Chile was the last country of our South American travel.  It's also the strongest and most industrialized economy in South America.  A guy we met in Mendoza joked, "Oh, you'll love it, it's like the 51st state."  This was a very tongue in cheek coded insult/truth as Argentina and Chile have quite a bit of a rivalry, and Chile was the site of British colonies, and is certainly much more consumer and customer-service oriented than any other country we visited this trip (with the exception of perhaps parts of Panama).

Chilean flag in Santiago's Plaza de Armas.
Also, my mom was coming to join us for the Chilean portion of the trip, and it was definitely easier to have her join us there than it would have been in many of the more adventurous and less developed locations we visited.

Texas State Flag -- not that different, but Chile's came first!
With mom came lots of shopping (something I hadn't done at all in South America), and more of a general English-speaking existence, plus restaurant tours to seek out some of our favorite dishes from the trip (we made sure she enjoyed an Argentinian steakhouse, a Peruvian restaurant, lunch of take-out empanadas, and Chilean specialties).  Doing all of these things felt like the trip was slowly coming to a close even before we left the continent.

Peruvian ceviche, Chilean portion (gigantic!)

Of course, even though it was less foreign, there were still some very authentic South American experiences in Chile.

Machas a la parmesana (clams baked with parmesan, surprisingly delicious.
For example, the strike in Valparaiso that meant we were greeted with gigantic piles of stinky trash that hadn't been collected in a month.  Thankfully, the strike ended while we were there and the trash was collected and the funiculars opened up so we could take one up to our AirBNB rather than hiking up the hill (or cheating by taking the elevator in the mall set into the hill).  The last stereotypical experience, was when we went to go find our AirBNB host to deposit our luggage with him as we'd discussed and arranged the day before.  It turned out, he'd left and was nowhere to be found without explanation, so we had to lock the keys into the apartment and figure out a new plan that involved taking our luggage with us for our last visit to the city before hopping on the bus back to Santiago and the plane.
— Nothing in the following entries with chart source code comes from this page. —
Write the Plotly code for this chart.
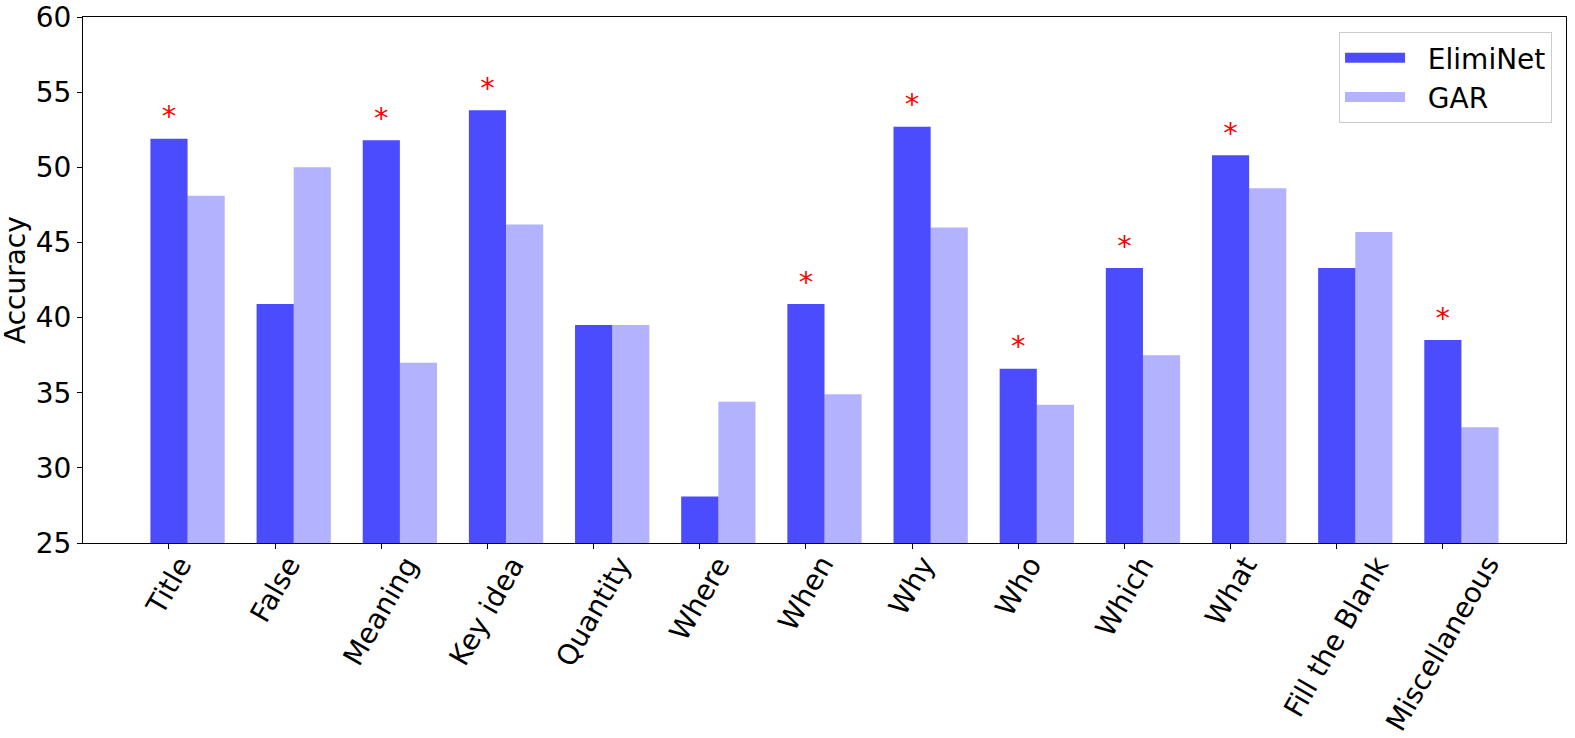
import plotly.graph_objects as go

# question types and accuracies
categories = ["Title", "False", "Meaning", "Key idea", "Quantity", "Where", "When",
              "Why", "Who", "Which", "What", "Fill the Blank", "Miscellaneous"]
eliminet = [51.9, 40.9, 51.8, 53.8, 39.5, 28.1, 40.9, 52.7, 36.6, 43.3, 50.8, 43.3, 38.5]
gar = [48.1, 50.0, 37.0, 46.2, 39.5, 34.4, 34.9, 46.0, 34.2, 37.5, 48.6, 45.7, 32.7]
# categories where ElimiNet is marked as significantly better
significant = [True, False, True, True, False, False, True, True, True, True, True, False, True]

width = 0.35
pos = list(range(len(categories)))
col_elim = "rgba(0,0,255,0.7)"
col_gar = "rgba(0,0,255,0.3)"

fig = go.Figure()
fig.add_trace(go.Bar(x=pos, y=[v - 25 for v in eliminet], base=25, width=width,
                     marker=dict(color=col_elim, line=dict(width=0)),
                     name="ElimiNet", showlegend=False))
fig.add_trace(go.Bar(x=[p + width for p in pos], y=[v - 25 for v in gar], base=25, width=width,
                     marker=dict(color=col_gar, line=dict(width=0)),
                     name="GAR", showlegend=False))

# legend-only entries drawn as thick lines, so the swatches look like wide patches
for name, col in [("ElimiNet", col_elim), ("GAR", col_gar)]:
    fig.add_trace(go.Scatter(x=[None], y=[None], mode="lines", name="&nbsp;&nbsp;" + name,
                             line=dict(color=col, width=19)))

# red stars above the significant ElimiNet bars
star_x = [p for p, s in zip(pos, significant) if s]
star_y = [v + 1.3 for v, s in zip(eliminet, significant) if s]
fig.add_trace(go.Scatter(x=star_x, y=star_y, mode="text", text=["*"] * len(star_x),
                         textposition="middle center",
                         textfont=dict(size=29, color="red", family="DejaVu Sans"),
                         showlegend=False, hoverinfo="skip"))

axis_style = dict(showline=True, linecolor="black", linewidth=1.2, mirror=True,
                  ticks="outside", ticklen=5, tickcolor="black", showgrid=False,
                  zeroline=False, automargin=False, ticklabeloverflow="allow",
                  tickfont=dict(size=28, color="black"))

# rotated category labels, centred under each tick like matplotlib does
for p, cat in zip(pos, categories):
    fig.add_annotation(x=p, y=0, xref="x", yref="paper", text=cat, textangle=-60,
                       xanchor="center", yanchor="top", showarrow=False, yshift=-5,
                       font=dict(size=28, color="black"))

fig.add_annotation(x=0, y=0.5, xref="paper", yref="paper", text="Accuracy", textangle=-90,
                   xanchor="center", yanchor="middle", showarrow=False, xshift=-68,
                   font=dict(size=28, color="black"))

fig.update_layout(
    width=1575, height=738,
    margin=dict(l=83, r=9, t=17, b=195),
    paper_bgcolor="white", plot_bgcolor="white",
    font=dict(family="DejaVu Sans", size=28, color="black"),
    legend=dict(x=0.9906, y=0.9715, xanchor="right", yanchor="top",
                bordercolor="#cccccc", borderwidth=1, bgcolor="rgba(255,255,255,0.8)",
                font=dict(size=28), itemwidth=60, tracegroupgap=0),
    showlegend=True,
)
fig.update_xaxes(range=[-0.81, 13.16], tickvals=pos, showticklabels=False, **axis_style)
fig.update_yaxes(range=[25, 60], tickvals=[25, 30, 35, 40, 45, 50, 55, 60], **axis_style)

fig.write_html("out.html", config={"displayModeBar": False},
               post_script="document.body.style.margin = '0';")
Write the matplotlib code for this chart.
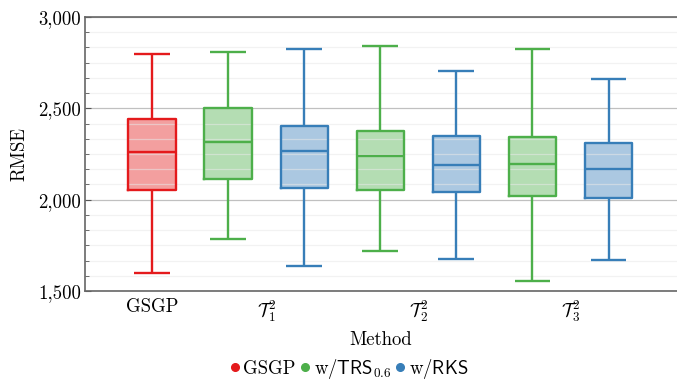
import matplotlib
matplotlib.use("Agg")
import matplotlib.pyplot as plt
from matplotlib.lines import Line2D
from matplotlib.ticker import MultipleLocator, FuncFormatter

plt.rcParams["font.family"] = ["cmr10", "DejaVu Serif"]
plt.rcParams["mathtext.fontset"] = "cm"
plt.rcParams["axes.formatter.use_mathtext"] = True
FS = 13.5
plt.rcParams["font.size"] = FS

# Box statistics (whisker low, Q1, median, Q3, whisker high)
methods = ["GSGP", "T1 TRS", "T1 RKS", "T2 TRS", "T2 RKS", "T3 TRS", "T3 RKS"]
whislo = [1599, 1783, 1639, 1717, 1674, 1555, 1668]
q1 = [2055, 2112, 2064, 2053, 2040, 2022, 2011]
med = [2261, 2314, 2267, 2238, 2192, 2197, 2168]
q3 = [2444, 2500, 2406, 2374, 2347, 2345, 2312]
whishi = [2796, 2807, 2827, 2840, 2707, 2823, 2663]
variant = ["GSGP", "TRS", "RKS", "TRS", "RKS", "TRS", "RKS"]

tick_pos = [0, 1.5, 3.5, 5.5]
tick_labels = ["GSGP", r"$\mathcal{T}_1^2$", r"$\mathcal{T}_2^2$", r"$\mathcal{T}_3^2$"]

palette = {"GSGP": "#e41a1c", "TRS": "#4daf4a", "RKS": "#377eb8"}
legend_labels = {"GSGP": "GSGP", "TRS": r"w/$\mathsf{TRS}_{0.6}$", "RKS": r"w/$\mathsf{RKS}$"}

fig = plt.figure(figsize=(6.77, 3.82), dpi=100)
ax = fig.add_axes([0.1256, 0.2382, 0.8744, 0.7173])

stats = [dict(whislo=a, q1=b, med=c, q3=d, whishi=e, fliers=[], label=m)
         for a, b, c, d, e, m in zip(whislo, q1, med, q3, whishi, methods)]
positions = list(range(len(stats)))

# translucent fills underneath the grid
fills = ax.bxp(stats, positions=positions, widths=0.62, patch_artist=True,
               showfliers=False, zorder=1, manage_ticks=False)
for patch, v in zip(fills["boxes"], variant):
    patch.set_facecolor(palette[v])
    patch.set_alpha(0.42)
    patch.set_edgecolor("none")
for key in ("medians", "whiskers", "caps"):
    for ln in fills[key]:
        ln.set_visible(False)

# outlines on top of the grid
lines = ax.bxp(stats, positions=positions, widths=0.62, capwidths=0.47,
               showfliers=False, zorder=2, manage_ticks=False)
lw = 1.7
for i, v in enumerate(variant):
    c = palette[v]
    lines["boxes"][i].set(color=c, linewidth=lw)
    lines["medians"][i].set(color=c, linewidth=lw)
    for ln in lines["whiskers"][2 * i:2 * i + 2] + lines["caps"][2 * i:2 * i + 2]:
        ln.set(color=c, linewidth=lw, solid_capstyle="butt")

ax.set_axisbelow("line")
ax.set_xlim(-0.88, 6.9)
ax.set_ylim(1500, 3000)
ax.yaxis.set_major_locator(MultipleLocator(500))
ax.yaxis.set_minor_locator(MultipleLocator(500 / 6))
ax.yaxis.set_major_formatter(FuncFormatter(lambda v, p: f"{int(round(v)):,}"))
ax.grid(which="major", axis="y", color="#c0c0c0", linewidth=0.9)
ax.grid(which="minor", axis="y", color="#e8e8e8", linewidth=0.9, alpha=0.55)
ax.tick_params(axis="y", which="both", direction="in", color="#555555", labelsize=FS, pad=3)
ax.tick_params(axis="y", which="major", length=4)
ax.tick_params(axis="y", which="minor", length=3)
ax.set_xticks(tick_pos)
ax.set_xticklabels(tick_labels, fontsize=FS)
ax.tick_params(axis="x", length=0, pad=5)

for s in ("left", "top", "bottom"):
    ax.spines[s].set_color("#666666")
    ax.spines[s].set_linewidth(1.2)
ax.spines["right"].set_visible(False)

ax.set_xlabel("Method", fontsize=FS, labelpad=5)
ax.set_ylabel("RMSE", fontsize=FS, labelpad=7)

handles = [Line2D([], [], marker="o", linestyle="none", markersize=5.5,
                  color=palette[k], label=legend_labels[k]) for k in ("GSGP", "TRS", "RKS")]
fig.legend(handles=handles, loc="center", bbox_to_anchor=(0.515, 0.034), ncol=3,
           frameon=False, handlelength=0.6, handletextpad=0.15, columnspacing=0.2,
           fontsize=FS, borderaxespad=0)

fig.savefig("out.png", dpi=100)
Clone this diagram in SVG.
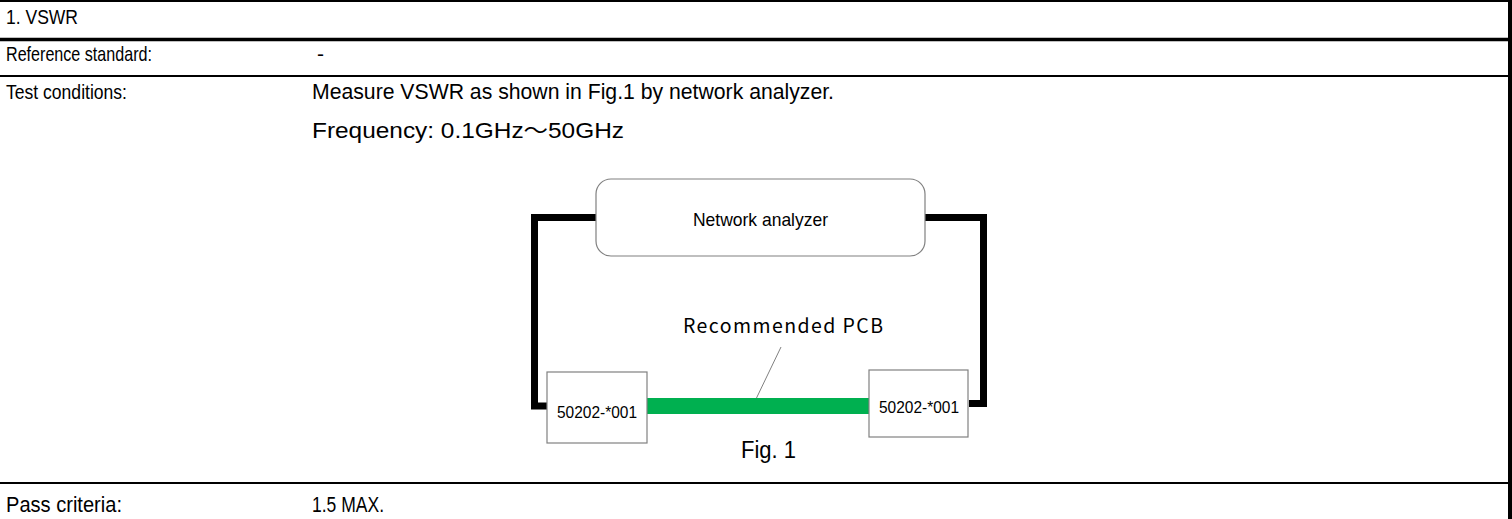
<svg xmlns="http://www.w3.org/2000/svg" width="1512" height="519" viewBox="0 0 1512 519">
<style>
.t{font-family:"Liberation Sans",Arial,sans-serif;font-size:21px;fill:#000}
.v{font-family:"Liberation Sans",Arial,sans-serif;font-size:22px;fill:#000}
.b{fill:#fff;stroke:#808080;stroke-width:1.2}
.c{fill:none;stroke:#000;stroke-width:7;stroke-linejoin:miter}
.lbl{font-family:"Liberation Sans",Arial,sans-serif;font-size:16px;fill:#000;text-anchor:middle}
.cjk{font-family:"Noto Sans CJK JP",sans-serif}
</style>
<rect width="1512" height="519" fill="#fff"/>
<g id="table">
<line x1="0" y1="1" x2="1512" y2="1" stroke="#000" stroke-width="2"/>
<line x1="0" y1="39.5" x2="1512" y2="39.5" stroke="#000" stroke-width="3.5"/>
<line x1="0" y1="76" x2="1512" y2="76" stroke="#000" stroke-width="2"/>
<line x1="0" y1="483" x2="1512" y2="483" stroke="#000" stroke-width="2"/>
<line x1="1510" y1="0" x2="1510" y2="519" stroke="#000" stroke-width="4"/>
<text class="t" x="6" y="24" textLength="72" lengthAdjust="spacingAndGlyphs">1. VSWR</text>
<text class="t" x="6" y="61" textLength="146" lengthAdjust="spacingAndGlyphs">Reference standard:</text>
<text class="t" x="317" y="61">-</text>
<text class="t" x="6" y="99" textLength="121" lengthAdjust="spacingAndGlyphs">Test conditions:</text>
<text class="v" x="312" y="99" textLength="522" lengthAdjust="spacingAndGlyphs">Measure VSWR as shown in Fig.1 by network analyzer.</text>
<text class="v" x="312" y="138" textLength="312" lengthAdjust="spacingAndGlyphs">Frequency: 0.1GHz<tspan class="cjk">～</tspan>50GHz</text>
<text class="v" x="6" y="512" textLength="116" lengthAdjust="spacingAndGlyphs">Pass criteria:</text>
<text class="v" x="312" y="512" textLength="72" lengthAdjust="spacingAndGlyphs">1.5 MAX.</text>
</g>
<g id="connectors">
<polyline class="c" points="596,217.5 534.5,217.5 534.5,406 547,406"/>
<polyline class="c" points="925,217.5 983.5,217.5 983.5,403.5 969,403.5"/>
<rect x="647" y="398" width="222" height="16" fill="#00b050"/>
<line x1="781" y1="347" x2="756.5" y2="398" stroke="#808080" stroke-width="1"/>
</g>
<g id="network-analyzer">
<rect class="b" x="596" y="179" width="329" height="77" rx="15"/>
<text class="lbl" x="760.5" y="226" style="font-size:19px" textLength="135" lengthAdjust="spacingAndGlyphs">Network analyzer</text>
</g>
<g id="connector-left">
<rect class="b" x="547" y="372" width="100" height="71"/>
<text class="lbl" x="597" y="418" textLength="80" lengthAdjust="spacingAndGlyphs">50202-*001</text>
</g>
<g id="connector-right">
<rect class="b" x="869" y="370" width="99" height="67"/>
<text class="lbl" x="919" y="413" textLength="80" lengthAdjust="spacingAndGlyphs">50202-*001</text>
</g>
<g id="pcb-label">
<text x="783" y="333" style="font-family:'Noto Sans CJK JP','Noto Sans',sans-serif;font-size:19.5px;text-anchor:middle" textLength="200" lengthAdjust="spacing">Recommended PCB</text>
</g>
<text class="t" x="768.5" y="458" style="text-anchor:middle;font-size:23px" textLength="55" lengthAdjust="spacingAndGlyphs">Fig. 1</text>
</svg>
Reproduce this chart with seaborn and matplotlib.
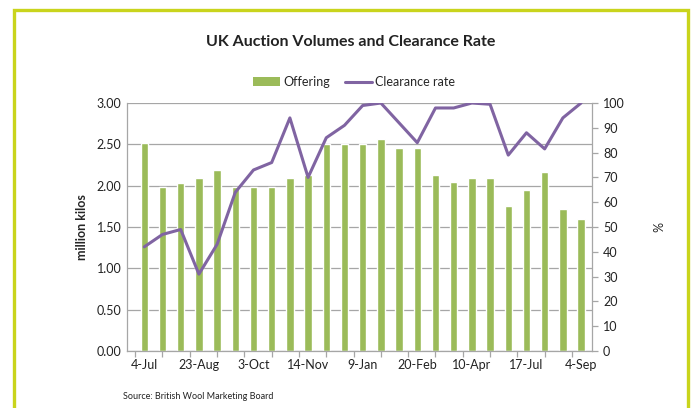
import matplotlib
matplotlib.use("Agg")
import matplotlib.pyplot as plt
from matplotlib.patches import Rectangle, Patch
from matplotlib.lines import Line2D
import numpy as np
import pandas as pd
import seaborn as sns

# auction dates, only every third one is labelled on the chart
tick_labels = ["4-Jul", "23-Aug", "3-Oct", "14-Nov", "9-Jan",
               "20-Feb", "10-Apr", "17-Jul", "4-Sep"]

# offering (million kilos), one bar per auction
offering = [2.52, 1.99, 2.03, 2.09, 2.19, 1.99, 1.99, 1.99, 2.09, 2.13,
            2.50, 2.50, 2.50, 2.57, 2.45, 2.45, 2.13, 2.04, 2.09, 2.09,
            1.75, 1.95, 2.17, 1.72, 1.60]

# clearance rate (%)
clearance = [42, 47, 49, 31, 43, 64, 73, 76, 94, 70,
             86, 91, 99, 100, 92, 84, 98, 98, 100, 99.5,
             79, 88, 81.5, 94, 100]

df = pd.DataFrame({"auction": np.arange(len(offering)),
                   "offering": offering,
                   "clearance": clearance})

sns.set_theme(style="white")
plt.rcParams["font.family"] = ["Lato", "DejaVu Sans"]

bar_color = "#9bbb59"
line_color = "#8064a2"
grid_color = "#a6a6a6"

fig = plt.figure(figsize=(6.91, 4.08), dpi=100)
ax = fig.add_axes([0.1838, 0.1397, 0.6729, 0.6078])

sns.barplot(data=df, x="auction", y="offering", color=bar_color,
            width=0.4, saturation=1, ax=ax, zorder=2)

ax2 = ax.twinx()
sns.lineplot(data=df, x="auction", y="clearance", color=line_color,
             linewidth=2.2, ax=ax2, zorder=3)

# left axis
ax.set_ylim(0, 3)
ax.set_yticks(np.arange(0, 3.01, 0.5))
ax.set_yticklabels([f"{v:.2f}" for v in np.arange(0, 3.01, 0.5)])
ax.yaxis.grid(True, color=grid_color, linewidth=0.9, zorder=0)
ax.set_axisbelow(True)
ax.set_ylabel("million kilos", fontsize=9, fontweight="bold", labelpad=6)
ax.set_xlabel("")

# right axis
ax2.set_ylim(0, 100)
ax2.set_yticks(np.arange(0, 101, 10))
ax2.set_ylabel("%", fontsize=9, rotation=270, labelpad=22, va="center")
ax2.set_xlabel("")

# x axis: labels every third auction, tick marks every 1.5 slots
ax.set_xlim(-0.95, 24.6)
ax2.set_xlim(-0.95, 24.6)
ax.set_xticks(np.arange(0, 25, 3))
ax.set_xticklabels(tick_labels)
ax.set_xticks(np.arange(-0.5, 24.6, 1.5), minor=True)
ax.tick_params(axis="x", which="major", length=0, labelsize=9, pad=6, colors="#222222")
ax.tick_params(axis="x", which="minor", length=4, color=grid_color, width=0.9,
               bottom=True, direction="out")
ax.tick_params(axis="y", length=0, labelsize=9, colors="#222222", pad=4)
ax2.tick_params(axis="y", length=4, width=0.9, color=grid_color, labelsize=9,
                colors="#222222", right=True, direction="out", pad=4)
ax2.tick_params(axis="y", which="major", color=grid_color)

for a in (ax, ax2):
    for s in ("top",):
        a.spines[s].set_visible(False)
    for s in ("left", "bottom", "right"):
        a.spines[s].set_color(grid_color)
        a.spines[s].set_linewidth(0.9)
ax.spines["right"].set_visible(False)
ax2.spines["left"].set_visible(False)
ax2.spines["bottom"].set_visible(False)

fig.text(0.507, 0.897, "UK Auction Volumes and Clearance Rate",
         ha="center", va="center", fontsize=11.5, fontweight="bold",
         color="#222222")

handles = [Patch(facecolor=bar_color, edgecolor="none", label="Offering"),
           Line2D([0], [0], color=line_color, linewidth=2.2, label="Clearance rate")]
fig.legend(handles=handles, loc="center", bbox_to_anchor=(0.512, 0.799), ncol=2,
           frameon=False, fontsize=9, handlelength=2.2, handleheight=0.7,
           handletextpad=0.2, columnspacing=1.2)

fig.text(0.178, 0.027, "Source: British Wool Marketing Board",
         ha="left", va="center", fontsize=6.5, color="#222222")

# outer yellow-green frame
fig.patches.append(Rectangle((14 / 691, -0.1), 674 / 691, 1.1 - 10 / 408,
                             transform=fig.transFigure, fill=False,
                             edgecolor="#c9d41c", linewidth=2.4))

fig.savefig("out.png", dpi=100, facecolor="white")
La Vega Mercado Central, Santiago
We took two tours with Tours 4 Tips in Santiago, and the political background on Allende and Pinochet added some much needed perspective to the current US political situation (with some not-too-tongue-in-cheek rebukes regarding the US's involvement in Chile's political history).  For me, this solidified my understanding that a system that respects the internal peaceful transition of power, even if you personally, as a citizen, don't approve of the new power, is *not* something to take for granted.

View of Valparaiso from our AirBNB Balcony

It was absolutely wonderful to enjoy this time with both E and my mom, not the least because my mom's interaction with the street art was so fun to watch.  She's a painter, with a formal training in art, but this was the first time in her life when she'd truly experienced graffiti as art, and watching her understanding and appreciation of it grow was so fun. 
Gorgeous Valparaiso street work by Chilean artist INTI.